In short, can the culture be changed?
I frankly doubt it. The system of elections supported by campaign contributions, now made unlimited under recent irrational U.S. Supreme Court decisions, poisons the entire political and regulatory system. Whether the industry is oil, finance, defense, or timber, all decisions inevitably favor industry, typically at the expense of the public interest.
The only remedy, in my opinion, is a constitutional amendment that nullifies the Supreme Court opinions and mandates publicly financed campaigns so that politicians’ and bureaucrats’ obligations and loyalties are no longer compromised by campaign contributions from special interests. Unfortunately, the path to such a solution is clogged by the very politicians who are already indebted to their campaign contributors.

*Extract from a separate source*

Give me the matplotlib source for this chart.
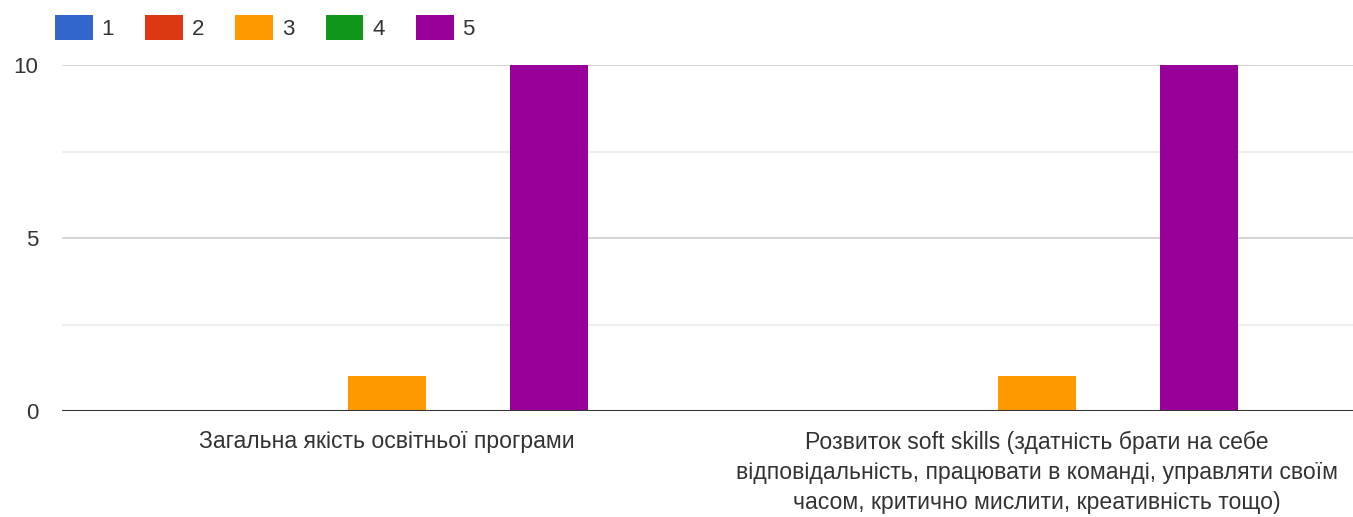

However, a broad coalition of arch-conservatives (tea partiers, libertarians, etc.), ultra-liberals (Occupy Wall Street, etc.) and right-thinking independents, Democrats and Republicans already overwhelmingly agree that money and democracy do not mix.
The politicians, many of whom dislike the necessary evil of fundraising, would eventually be forced by a wave of bipartisan and cross-cultural forces to support such an amendment and begin working full time and free of financial conflicts on the nation’s critical issues.
Who knows? Maybe the regulatory agencies such as the Forest Service will eventually change as the residual culture of bias wanes.
Quixotic? A pipe dream? So were the origins of our democracy in 1776. It is time for a re-revolution that restores our form of government to the one envisioned by our founders, where true democracy for real people thrives once again with a capitalism energized by hard work, great ideas and, most importantly, a level field created by honesty and fairness.